### [Stated task]
Everything from the first line down to the line containing "(copy) at (1040,85)" is to be retyped exactly, both ends included, with pictures left out.

### [Records to process]
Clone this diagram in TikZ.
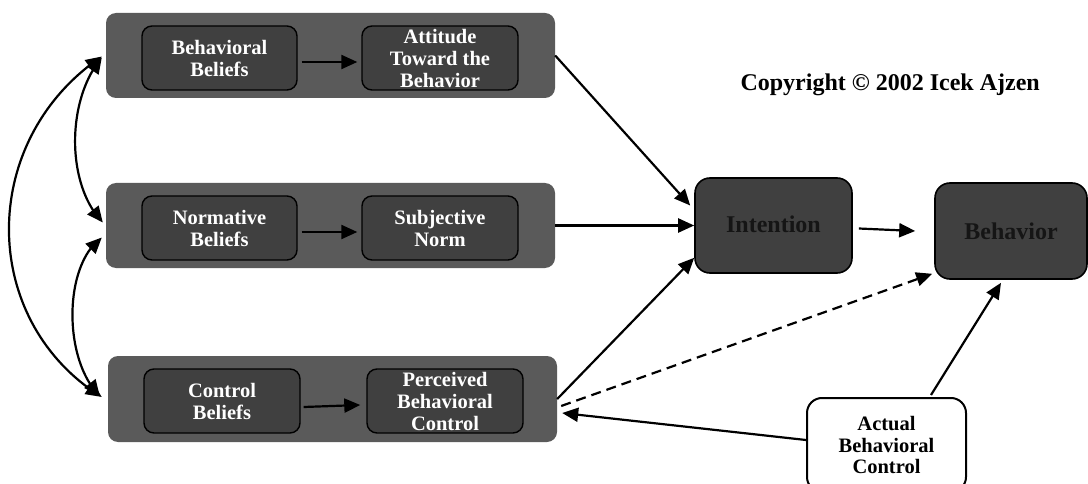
\documentclass[tikz,border=0pt]{standalone}
\usepackage{fontspec}
\setmainfont{Liberation Serif}
\usetikzlibrary{arrows.meta,calc,bending}
\definecolor{outergray}{HTML}{5A5A5A}
\definecolor{innergray}{HTML}{404040}
\definecolor{darktext}{HTML}{151515}
\begin{document}
\begin{tikzpicture}[x=1pt,y=-1pt,
  outerbox/.style={fill=outergray, rounded corners=10pt, minimum width=449pt, minimum height=85pt, inner sep=0pt},
  innerbox/.style={fill=innergray, draw=black, line width=1.4pt, rounded corners=10pt, minimum width=156pt, minimum height=64pt, inner sep=0pt, align=center, text=white, font=\bfseries\fontsize{20.5}{22}\selectfont},
  bigbox/.style={fill=innergray, draw=black, line width=1.6pt, rounded corners=15pt, inner sep=0pt, text=darktext, font=\bfseries\fontsize{24}{26}\selectfont},
  abcbox/.style={fill=white, draw=black, line width=2pt, rounded corners=15pt, inner sep=0pt, align=center, minimum width=159pt, minimum height=94pt, font=\bfseries\fontsize{20.5}{21.5}\selectfont},
  arr/.style={-{Triangle[length=16pt,width=14pt]}, line width=2.2pt},
  dbl/.style={{Triangle[length=16pt,width=14pt]}-{Triangle[length=16pt,width=14pt]}, line width=2.2pt}
]
\path[use as bounding box] (0,0) rectangle (1088,484);

% outer grey panels
\node[outerbox] (b1) at (330.5,55.5) {};
\node[outerbox] (b2) at (330.5,225.5) {};
\node[outerbox, minimum height=86pt] (b3) at (332.5,399) {};

% inner boxes
\node[innerbox, minimum width=155pt] (l1) at (219.5,58) {Behavioral\\Beliefs};
\node[innerbox] (r1) at (440,58) {Attitude\\Toward the\\Behavior};
\node[innerbox, minimum width=155pt] (l2) at (219.5,228) {Normative\\Beliefs};
\node[innerbox] (r2) at (440,228) {Subjective\\Norm};
\node[innerbox] (l3) at (222,401) {Control\\Beliefs};
\node[innerbox] (r3) at (445,401) {Perceived\\Behavioral\\Control};

% big boxes
\node[bigbox, minimum width=157pt, minimum height=95pt] (int) at (773.5,225.5) {\raisebox{3pt}{Intention}};
\node[bigbox, minimum width=152pt, minimum height=96pt] (beh) at (1011,231) {Behavior};
\node[abcbox] (abc) at (886.5,445) {Actual\\Behavioral\\Control};

% copyright
\node[anchor=east, inner sep=0pt, font=\bfseries\fontsize{24}{26}\selectfont] (copy) at (1040,85) {Copyright © 2002 Icek Ajzen};

% inner arrows
\draw[arr] ($(l1.east)+(4,4)$) -- ($(r1.west)+(-4,4)$);
\draw[arr] ($(l2.east)+(4,4)$) -- ($(r2.west)+(-4,4)$);
\draw[arr] ($(l3.east)+(3,6)$) -- ($(r3.west)+(-6,4)$);

% to intention
\draw[arr] (b1.east) -- ($(int.west)+(-4,-20)$);
\draw[arr] (b2.east) -- (int.west);
\draw[arr] (b3.east) -- ($(int.south west)+(0,-16)$);
\draw[arr, dashed, dash pattern=on 10pt off 6pt] ($(b3.east)+(4,7)$) -- ($(beh.south west)+(-2,-6)$);
\draw[arr] ($(int.east)+(6,3)$) -- ($(beh.west)+(-19,0)$);

% actual behavioral control
\draw[arr] ($(abc.west)+(0,-5)$) -- ($(b3.east)+(5,14)$);
\draw[arr] ($(abc.north)+(44.5,-2)$) -- ($(beh.south)+(-10,3)$);

% left correlation arcs
\draw[dbl] ($(b1.west)+(-4,1)$) .. controls (-22,140) and (-22,320) .. ($(b3.west)+(-6,-2)$);
\draw[dbl] ($(b1.west)+(-4,2)$) .. controls (66,100) and (66,185) .. ($(b2.west)+(-3,-3)$);
\draw[dbl] ($(b2.west)+(-4,12)$) .. controls (63,265) and (63,360) .. ($(b3.west)+(-8,-3)$);
\end{tikzpicture}
\end{document}
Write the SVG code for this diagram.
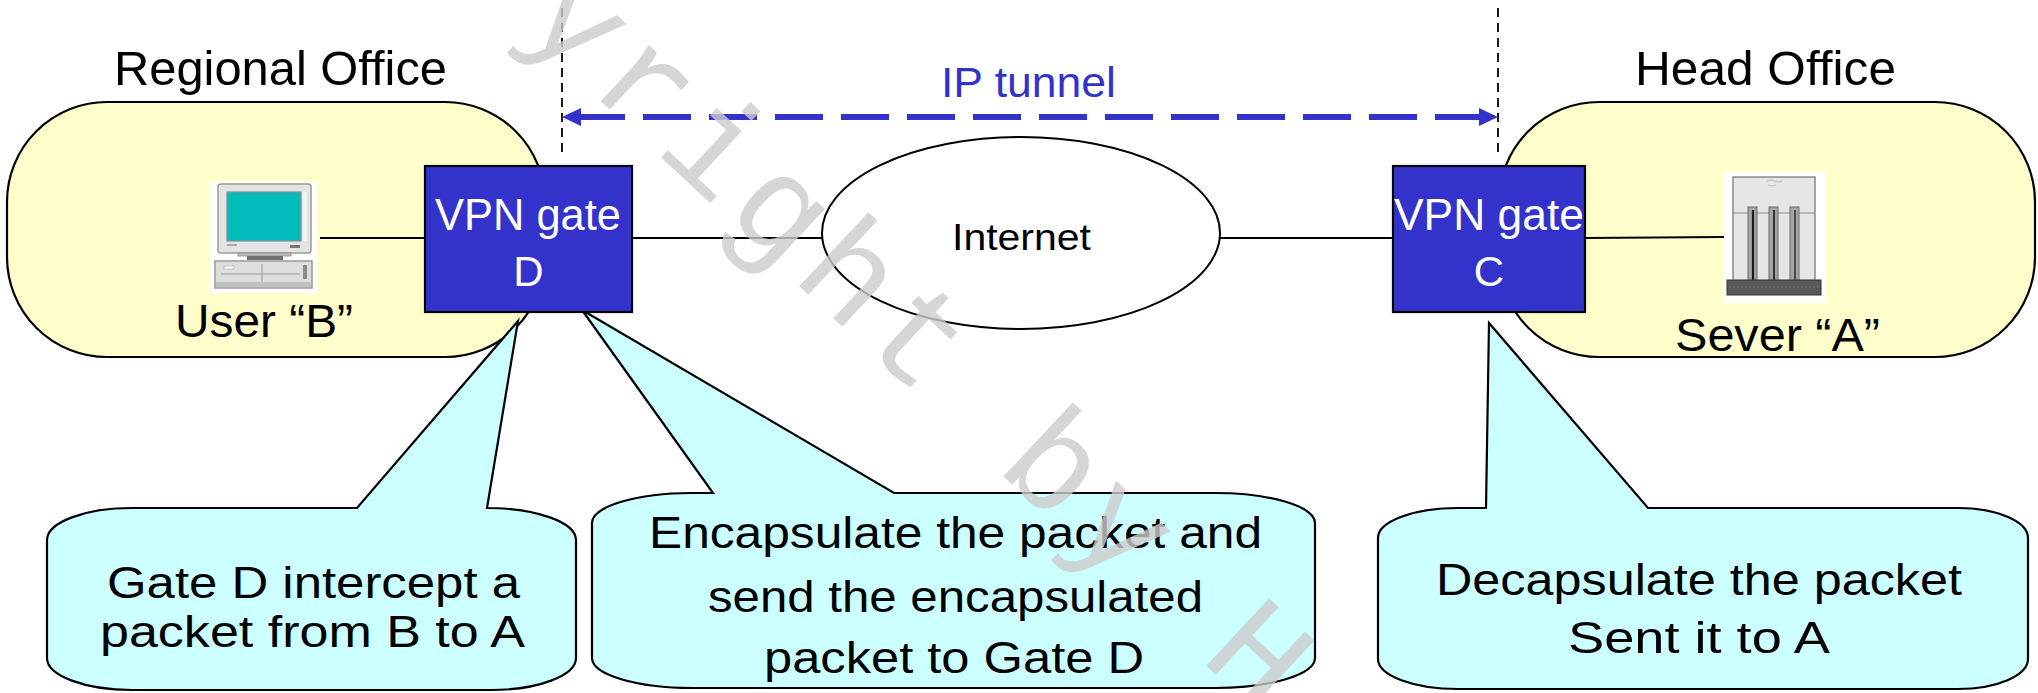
<svg xmlns="http://www.w3.org/2000/svg" width="2038" height="693" viewBox="0 0 2038 693">
  <defs>
    <style>
      .lbl { font-family: "Liberation Sans", Arial, sans-serif; fill: #000; }
      .wlbl { font-family: "Liberation Sans", Arial, sans-serif; fill: #fff; }
      .office { fill: #ffffcc; stroke: #000; stroke-width: 2.2; }
      .gate { fill: #3333cc; stroke: #000; stroke-width: 2.2; }
      .callout { fill: #ccffff; stroke: #000; stroke-width: 2.2; stroke-linejoin: miter; }
      .wire { stroke: #000; stroke-width: 2; fill: none; }
      .guide { stroke: #000; stroke-width: 1.8; stroke-dasharray: 9 6; fill: none; }
      .tunnel { stroke: #3333cc; stroke-width: 6; stroke-dasharray: 48 18; stroke-dashoffset: 51; fill: none; }
      .mark { font-family: "Liberation Mono", "Courier New", monospace; fill: #cccccc; fill-opacity: 0.8; }
    </style>
    <marker id="tunnelHead" markerUnits="userSpaceOnUse" markerWidth="20" markerHeight="20"
            viewBox="0 0 20 20" refX="19" refY="10" orient="auto-start-reverse">
      <path d="M0,1 L19,10 L0,19 Z" fill="#3333cc"/>
    </marker>
  </defs>

  <rect width="2038" height="693" fill="#fff"/>

  <!-- office areas -->
  <g id="regional-office">
    <rect class="office" x="7" y="102" width="538" height="255" rx="100" ry="100"/>
    <text class="lbl" x="114" y="85" font-size="48" textLength="333" lengthAdjust="spacingAndGlyphs">Regional Office</text>
  </g>
  <g id="head-office">
    <rect class="office" x="1499" y="102" width="536" height="255" rx="100" ry="100"/>
    <text class="lbl" x="1635" y="85" font-size="48" textLength="261" lengthAdjust="spacingAndGlyphs">Head Office</text>
  </g>

  <!-- tunnel span markers and arrow -->
  <g id="ip-tunnel">
    <line class="guide" x1="562" y1="8" x2="562" y2="155"/>
    <line class="guide" x1="1498" y1="8" x2="1498" y2="155"/>
    <line class="tunnel" x1="562" y1="117" x2="1498" y2="117" marker-start="url(#tunnelHead)" marker-end="url(#tunnelHead)"/>
    <text x="941" y="97" font-size="42" font-family="Liberation Sans, Arial, sans-serif" fill="#3333cc" textLength="175" lengthAdjust="spacingAndGlyphs">IP tunnel</text>
  </g>

  <!-- callouts -->
  <g id="callout-intercept">
    <path class="callout" d="M132,508 L357,508 L518,321 L487,508 A89,32 0 0 1 576,540 L576,658 A85,32 0 0 1 491,690 L132,690 A85,32 0 0 1 47,658 L47,540 A85,32 0 0 1 132,508 Z"/>
    <text class="lbl" x="107" y="598" font-size="44" textLength="413" lengthAdjust="spacingAndGlyphs">Gate D intercept a</text>
    <text class="lbl" x="100" y="647" font-size="44" textLength="425" lengthAdjust="spacingAndGlyphs">packet from B to A</text>
  </g>
  <g id="callout-encapsulate">
    <path class="callout" d="M692,493 L713,493 L582,310 L894,493 L1215,493 A100,30 0 0 1 1315,523 L1315,658 A100,30 0 0 1 1215,688 L692,688 A100,30 0 0 1 592,658 L592,523 A100,30 0 0 1 692,493 Z"/>
    <text class="lbl" x="649" y="548" font-size="44" textLength="613" lengthAdjust="spacingAndGlyphs">Encapsulate the packet and</text>
    <text class="lbl" x="708" y="612" font-size="44" textLength="495" lengthAdjust="spacingAndGlyphs">send the encapsulated</text>
    <text class="lbl" x="764" y="673" font-size="44" textLength="380" lengthAdjust="spacingAndGlyphs">packet to Gate D</text>
  </g>
  <g id="callout-decapsulate">
    <path class="callout" d="M1458,508 L1486,508 L1489,323 L1648,508 L1958,508 A70,30 0 0 1 2028,538 L2028,659 A70,30 0 0 1 1958,689 L1458,689 A80,30 0 0 1 1378,659 L1378,538 A80,30 0 0 1 1458,508 Z"/>
    <text class="lbl" x="1436" y="595" font-size="44" textLength="526" lengthAdjust="spacingAndGlyphs">Decapsulate the packet</text>
    <text class="lbl" x="1568" y="653" font-size="44" textLength="262" lengthAdjust="spacingAndGlyphs">Sent it to A</text>
  </g>

  <!-- links -->
  <g id="connectors">
    <line class="wire" x1="320" y1="238" x2="425" y2="238"/>
    <line class="wire" x1="632" y1="238" x2="823" y2="238"/>
    <line class="wire" x1="1219" y1="238" x2="1393" y2="238"/>
    <line class="wire" x1="1585" y1="238" x2="1724" y2="237"/>
  </g>

  <g id="user-b">
    <rect x="210" y="182" width="107" height="111" fill="#fff"/>
    <rect x="218" y="184" width="93" height="69" rx="3" fill="#e4e4e4" stroke="#9a9a9a" stroke-width="1.5"/>
    <rect x="227" y="192" width="74" height="49" fill="#03bdbd" stroke="#8c8c8c" stroke-width="1.2"/>
    <rect x="303" y="192" width="4" height="49" fill="#f4f4f4"/>
    <rect x="227" y="244" width="10" height="2" fill="#aaa"/>
    <rect x="290" y="245" width="10" height="3" fill="#777"/>
    <rect x="238" y="253" width="53" height="3" fill="#bdbdbd" stroke="#888" stroke-width="0.8"/>
    <rect x="247" y="256" width="36" height="4" fill="#6f6f6f"/>
    <rect x="215" y="261" width="97" height="27" fill="#dedede" stroke="#9a9a9a" stroke-width="1.5"/>
    <line x1="221" y1="274" x2="300" y2="274" stroke="#999" stroke-width="1"/>
    <line x1="262" y1="264" x2="262" y2="282" stroke="#999" stroke-width="1"/>
    <rect x="224" y="266" width="10" height="3" fill="#fafafa" stroke="#aaa" stroke-width="0.6"/>
    <rect x="303" y="265" width="4" height="14" fill="#8a8a8a"/>
    <rect x="216" y="282" width="95" height="5" fill="#c2c2c2"/>
    <text class="lbl" x="175" y="337" font-size="46" textLength="178" lengthAdjust="spacingAndGlyphs">User “B”</text>
  </g>

  <g id="server-a">
    <rect x="1724" y="172" width="102" height="131" fill="#fff"/>
    <rect x="1733" y="177" width="82" height="106" fill="#e6e6e6" stroke="#8a8a8a" stroke-width="1.5"/>
    <line x1="1733" y1="213" x2="1815" y2="213" stroke="#8a8a8a" stroke-width="1.2"/>
    <path d="M1767,181 q4,-2 8,0 q4,2 8,0 M1768,185 q4,2 8,0" stroke="#c0c0c0" stroke-width="1" fill="none"/>
    <rect x="1748" y="207" width="9" height="76" fill="#a4a4a4" stroke="#6a6a6a" stroke-width="1"/>
    <line x1="1753" y1="210" x2="1753" y2="281" stroke="#1a1a1a" stroke-width="2.2"/>
    <rect x="1769" y="207" width="9" height="76" fill="#a4a4a4" stroke="#6a6a6a" stroke-width="1"/>
    <line x1="1774" y1="210" x2="1774" y2="281" stroke="#333" stroke-width="2"/>
    <rect x="1790" y="207" width="9" height="76" fill="#a4a4a4" stroke="#6a6a6a" stroke-width="1"/>
    <line x1="1795" y1="210" x2="1795" y2="281" stroke="#444" stroke-width="1.8"/>
    <rect x="1727" y="280" width="94" height="15" fill="#595959" stroke="#333" stroke-width="1"/>
    <line x1="1729" y1="287" x2="1819" y2="287" stroke="#777" stroke-width="1" stroke-dasharray="2 2"/>
    <text class="lbl" x="1675" y="351" font-size="46" textLength="205" lengthAdjust="spacingAndGlyphs">Sever “A”</text>
  </g>

  <g id="internet">
    <ellipse cx="1021" cy="233" rx="199" ry="96" fill="#fff" stroke="#000" stroke-width="2"/>
    <text class="lbl" x="952" y="250" font-size="36" textLength="139" lengthAdjust="spacingAndGlyphs">Internet</text>
  </g>

  <g id="gate-d">
    <rect class="gate" x="425" y="166" width="207" height="146"/>
    <text class="wlbl" x="435" y="230" font-size="44" textLength="186" lengthAdjust="spacingAndGlyphs">VPN gate</text>
    <text class="wlbl" x="528.5" y="286" font-size="42" text-anchor="middle">D</text>
  </g>

  <g id="gate-c">
    <rect class="gate" x="1393" y="166" width="192" height="146"/>
    <text class="wlbl" x="1394" y="230" font-size="44" textLength="190" lengthAdjust="spacingAndGlyphs">VPN gate</text>
    <text class="wlbl" x="1489" y="286" font-size="42" text-anchor="middle">C</text>
  </g>

  <!-- diagonal watermark -->
  <text class="mark" font-size="140" letter-spacing="9" transform="translate(518,24) rotate(43)">yright by H</text>
</svg>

### [Result below]
Clone this diagram in TikZ.
\documentclass[tikz,border=0pt]{standalone}
\usepackage{fontspec}
\setmainfont{Liberation Serif}
\usetikzlibrary{arrows.meta,calc,bending}
\definecolor{outergray}{HTML}{5A5A5A}
\definecolor{innergray}{HTML}{404040}
\definecolor{darktext}{HTML}{151515}
\begin{document}
\begin{tikzpicture}[x=1pt,y=-1pt,
  outerbox/.style={fill=outergray, rounded corners=10pt, minimum width=449pt, minimum height=85pt, inner sep=0pt},
  innerbox/.style={fill=innergray, draw=black, line width=1.4pt, rounded corners=10pt, minimum width=156pt, minimum height=64pt, inner sep=0pt, align=center, text=white, font=\bfseries\fontsize{20.5}{22}\selectfont},
  bigbox/.style={fill=innergray, draw=black, line width=1.6pt, rounded corners=15pt, inner sep=0pt, text=darktext, font=\bfseries\fontsize{24}{26}\selectfont},
  abcbox/.style={fill=white, draw=black, line width=2pt, rounded corners=15pt, inner sep=0pt, align=center, minimum width=159pt, minimum height=94pt, font=\bfseries\fontsize{20.5}{21.5}\selectfont},
  arr/.style={-{Triangle[length=16pt,width=14pt]}, line width=2.2pt},
  dbl/.style={{Triangle[length=16pt,width=14pt]}-{Triangle[length=16pt,width=14pt]}, line width=2.2pt}
]
\path[use as bounding box] (0,0) rectangle (1088,484);

% outer grey panels
\node[outerbox] (b1) at (330.5,55.5) {};
\node[outerbox] (b2) at (330.5,225.5) {};
\node[outerbox, minimum height=86pt] (b3) at (332.5,399) {};

% inner boxes
\node[innerbox, minimum width=155pt] (l1) at (219.5,58) {Behavioral\\Beliefs};
\node[innerbox] (r1) at (440,58) {Attitude\\Toward the\\Behavior};
\node[innerbox, minimum width=155pt] (l2) at (219.5,228) {Normative\\Beliefs};
\node[innerbox] (r2) at (440,228) {Subjective\\Norm};
\node[innerbox] (l3) at (222,401) {Control\\Beliefs};
\node[innerbox] (r3) at (445,401) {Perceived\\Behavioral\\Control};

% big boxes
\node[bigbox, minimum width=157pt, minimum height=95pt] (int) at (773.5,225.5) {\raisebox{3pt}{Intention}};
\node[bigbox, minimum width=152pt, minimum height=96pt] (beh) at (1011,231) {Behavior};
\node[abcbox] (abc) at (886.5,445) {Actual\\Behavioral\\Control};

% copyright
\node[anchor=east, inner sep=0pt, font=\bfseries\fontsize{24}{26}\selectfont] (copy) at (1040,85) {Copyright © 2002 Icek Ajzen};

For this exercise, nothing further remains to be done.